Accolades are nothing new for the Student National Dental Association (SNDA) at the University of Maryland School of Dentistry (UMSOD).
For seven years in a row, the group has won first or second place in the national SNDA Chapter of the Year competition for its efforts to build minority representation in the oral health professions and spread inclusiveness at UMSOD and throughout the University of Maryland, Baltimore (UMB) and its surrounding community.
In 2020, SNDA won the Colgate Bright Smiles, Bright Futures Award, a national honor that highlights outstanding contributions to dentistry and community outreach. And now, the group has won a 2021 Rev. Dr. Martin Luther King Diversity Recognition Award, which honors the individual or group achievement of UMB faculty, staff, or students whose work epitomizes the ideals, life, and work of the late civil rights leader.
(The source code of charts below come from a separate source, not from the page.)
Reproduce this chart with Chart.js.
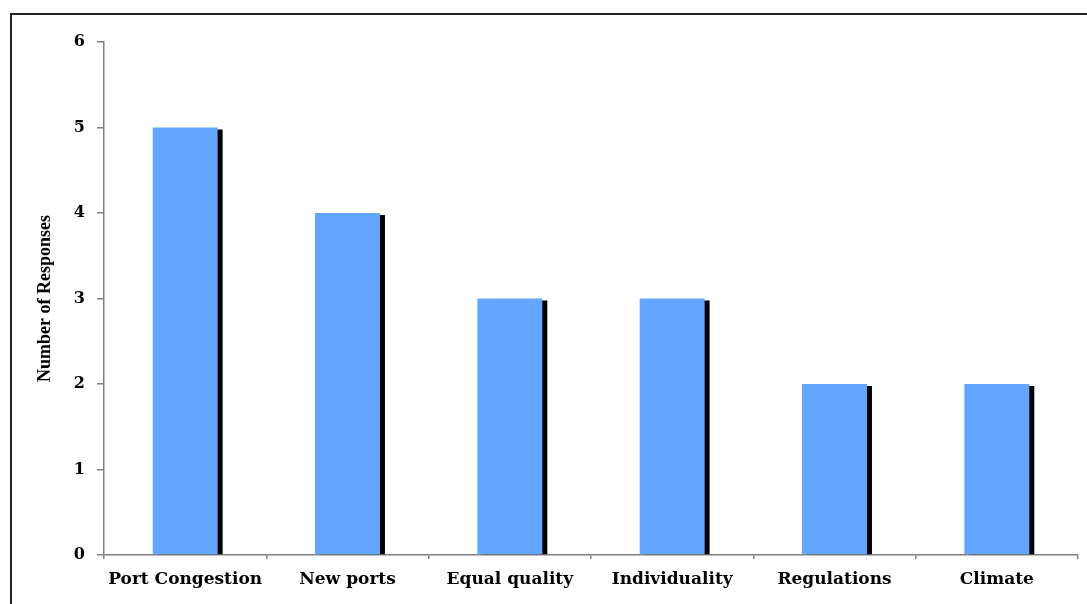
<!DOCTYPE html>
<html>
<head>
<meta charset="utf-8">
<script src="https://cdn.jsdelivr.net/npm/chart.js@4"></script>
<style>
  html, body { margin: 0; padding: 0; background: #fff; }
  #wrap { position: relative; width: 1087px; height: 604px; overflow: hidden; }
  #frame { position: absolute; left: 10px; top: 13px; width: 1100px; height: 620px;
           border-left: 2px solid #222; border-top: 2px solid #222; }
  canvas { position: absolute; left: 0; top: 0; }
</style>
</head>
<body>
<div id="wrap">
  <div id="frame"></div>
  <canvas id="myChart" width="1087" height="604"></canvas>
</div>
<script>
const categories = ["Port Congestion", "New ports", "Equal quality", "Individuality", "Regulations", "Climate"];
const responses = [5, 4, 3, 3, 2, 2];
const yTicks = [0, 1, 2, 3, 4, 5, 6];

// the old picture is stretched sideways, a wide serif gets close to that
const tickFont = "'DejaVu Serif', serif";
const titleFont = "'Liberation Serif', 'Times New Roman', serif";

// black drop shadow to the right of each bar
const barShadow = {
    id: "barShadow",
    beforeDatasetsDraw(chart) {
        const ctx = chart.ctx;
        const meta = chart.getDatasetMeta(0);
        ctx.save();
        ctx.fillStyle = "#000";
        meta.data.forEach((bar) => {
            const w = bar.width;
            const left = bar.x - w / 2 + 5;
            const top = bar.y + 2;
            ctx.fillRect(left, top, w, bar.base - top);
        });
        ctx.restore();
    },
};

const ctx = document.getElementById("myChart").getContext("2d");
const chart = new Chart(ctx, {
    type: "bar",
    data: {
        labels: categories,
        datasets: [
            {
                label: "Number of Responses",
                data: responses,
                backgroundColor: "#63a6ff",
                borderWidth: 0,
                barPercentage: 0.4,
                categoryPercentage: 1,
            },
        ],
    },
    options: {
        responsive: false,
        animation: false,
        layout: {
            padding: { left: 0, top: 42, right: 9, bottom: 0 },
        },
        plugins: {
            legend: { display: false },
            tooltip: { enabled: false },
        },
        scales: {
            x: {
                afterFit: function (scale) {
                    scale.height = 49;
                },
                border: { color: "#808080", width: 1.5 },
                grid: {
                    offset: true,
                    drawOnChartArea: false,
                    drawTicks: true,
                    tickLength: 4,
                    color: "#808080",
                    lineWidth: 1.5,
                },
                ticks: {
                    color: "#000",
                    padding: 10,
                    maxRotation: 0,
                    font: { family: tickFont, size: 17, weight: "bold" },
                },
            },
            y: {
                min: 0,
                max: 6,
                afterFit: function (scale) {
                    scale.width = 104;
                },
                afterBuildTicks: function (scale) {
                    scale.ticks = yTicks.map((v) => ({ value: v }));
                },
                border: { color: "#808080", width: 1.5 },
                grid: {
                    drawOnChartArea: false,
                    drawTicks: true,
                    tickLength: 7,
                    color: "#808080",
                    lineWidth: 1.5,
                },
                ticks: {
                    color: "#000",
                    padding: 12,
                    font: { family: tickFont, size: 16, weight: "bold" },
                },
                title: {
                    display: true,
                    text: "Number of Responses",
                    color: "#000",
                    padding: { top: 35, bottom: 0 },
                    font: { family: titleFont, size: 18, weight: "bold" },
                },
            },
        },
    },
    plugins: [barShadow],
});
</script>
</body>
</html>
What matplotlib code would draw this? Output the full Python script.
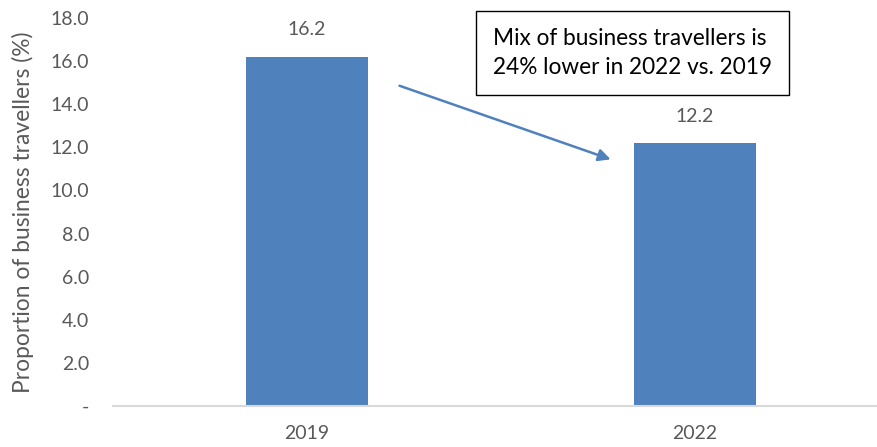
import matplotlib
matplotlib.use('Agg')
import matplotlib.pyplot as plt

years = ['2019', '2022']
share = [16.2, 12.2]
y_ticks = [0, 2, 4, 6, 8, 10, 12, 14, 16, 18]
note = 'Mix of business travellers is\n24% lower in 2022 vs. 2019'

plt.rcParams['font.family'] = ['Lato', 'DejaVu Sans']
grey = '#595959'
blue = '#4F81BD'

fig = plt.figure(figsize=(8.77, 4.47), dpi=100)
ax = fig.add_axes([113 / 877, 41 / 447, 764 / 877, 388 / 447])

x = range(len(years))
ax.bar(x, share, width=0.315, color=blue)
for xi, v in zip(x, share):
    ax.text(xi, v + 0.85, f'{v:.1f}', ha='center', va='bottom', fontsize=14, color=grey)

ax.set_xlim(-0.5, 1.47)
ax.set_ylim(0, 18)
ax.set_xticks(list(x))
ax.set_xticklabels(years)
ax.set_yticks(y_ticks)
ax.set_yticklabels(['-' if t == 0 else f'{t:.1f}' for t in y_ticks])
ax.tick_params(length=0, labelsize=14, labelcolor=grey)
ax.tick_params(axis='x', pad=14)
ax.tick_params(axis='y', pad=17)

for side in ['top', 'right', 'left']:
    ax.spines[side].set_visible(False)
ax.spines['bottom'].set_color('#D9D9D9')
ax.spines['bottom'].set_linewidth(1.5)

ax.set_ylabel('Proportion of business travellers (%)', fontsize=16.4, color=grey, labelpad=12)

# callout arrow
ax.annotate('', xy=(0.79, 11.4), xytext=(0.232, 14.9),
            arrowprops=dict(arrowstyle='-|>', color=blue, lw=1.8, mutation_scale=18))

fig.text(493 / 877, 1 - 53 / 447, note, fontsize=16.3, color='black', va='center', ha='left',
         linespacing=1.45,
         bbox=dict(boxstyle='square,pad=0.75', facecolor='white', edgecolor='black', linewidth=1))

fig.savefig('out.png', dpi=100)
“SNDA members take a multifaceted approach by targeting diversity and thereby expanding inclusiveness in order to build a pipeline of future oral health professionals who are representative of the populations they serve,” Valli Meeks, DDS, MS, RDH, clinical professor in the Department of Oncology and Diagnostic Sciences at UMSOD, wrote in nominating SNDA for the UMB award.
“They support and mentor their fellow dental students as well as promote awareness for oral health care through their participation in community health fairs. I am particularly impressed with their participation in programs that focus on building health literacy and encouraging youths to aspire to careers in dentistry.
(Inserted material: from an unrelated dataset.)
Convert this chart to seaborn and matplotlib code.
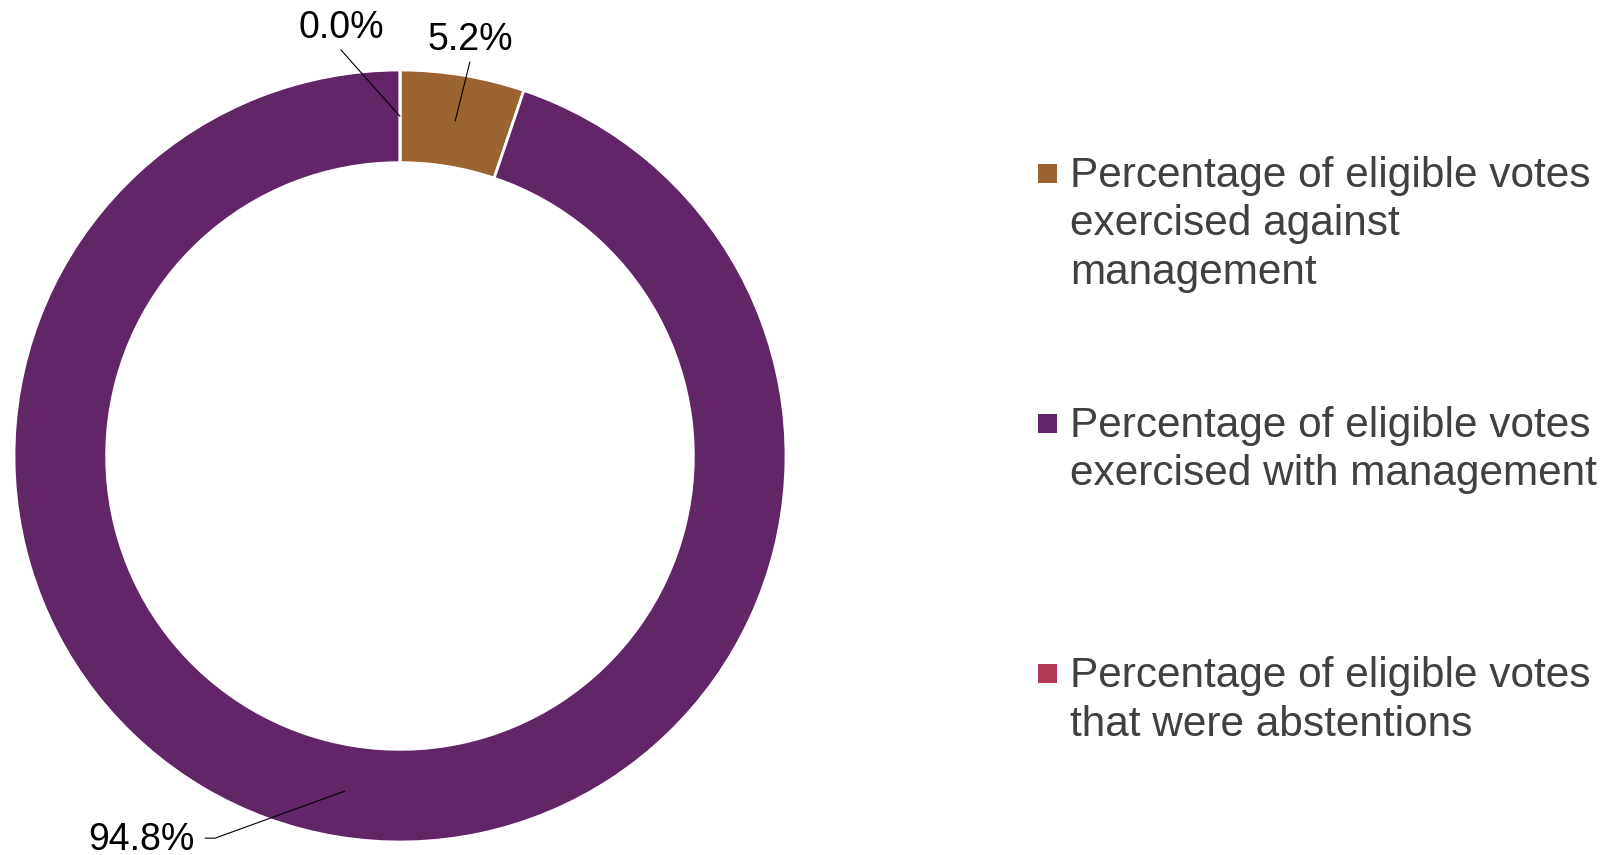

“Through their efforts on and off campus, SNDA members offer inspiration and pay tribute to Dr. King’s ideals of equality, justice, and opportunity for all people.”
How does SNDA make an impact? Let’s take a look:
- Through the 4-year-old Generation NeXT program, SNDA members mentor high school students who are training to be dental assistants at Baltimore’s Vivien Thomas Medical Arts Academy and educate them about other oral health professions.
- SNDA members participate in Impressions Day, an annual event where predental undergraduates are introduced to dental professions and learn about the UMSOD experience and application process. An in-person Impressions Day was canceled in 2020 due to the COVID-19 pandemic, but the chapter held a virtual event that drew 300 attendees.
- SNDA annually participates in health fairs and festivals, winter coat or toy drives, and a walk to raise oral cancer awareness. In the 2019-20 academic year, SNDA members volunteered at nine fairs or festivals, providing more than 330 free oral health screenings to Baltimore residents.
- Through UMB’s Project Jump Start and the Baltimore nonprofit Moveable Feast, SNDA prepares lunch and dinner for the poor or people battling serious disease or illness. It also organizes Lessons in a Lunch Box, where SNDA volunteers visit elementary schools, teach students about oral health, and hand out toothbrushes and dental floss.
“The members of SNDA are highly visible and inspirational ambassadors for UMB throughout the community,” Meeks wrote. “For more than four decades, SNDA has developed a true path toward greater justice and diversity. By inspiring minority youths who aspire to be dental health professionals, SNDA is working toward building a more just and inclusive future for all members of the community.”
Andrea Morgan, DDS, MS, clinical assistant professor in UMSOD’s Division of Operative Dentistry and director of student advocacy and cultural affairs, was thrilled about SNDA’s latest award.
“I was elated when I heard that SNDA would be recognized for its extraordinary accomplishments,” said Morgan, a faculty advisor to the chapter. “The SNDA members’ commitment to service is consistent and strong. And during these unprecedented times, they continue to do great work. They are knitting scarves, writing out Valentine’s cards for kids with disabilities, and holding virtual check-in sessions for each other.
“This is a diverse group of students who believe in the core principles of the organization. And one of those principles is to help educate the community on the importance of oral health. Their work in mentoring high school students, predental groups at local colleges, and students in Generation NeXT is a labor of love. It warms my heart to see young health care providers realizing the importance of community service and engagement.”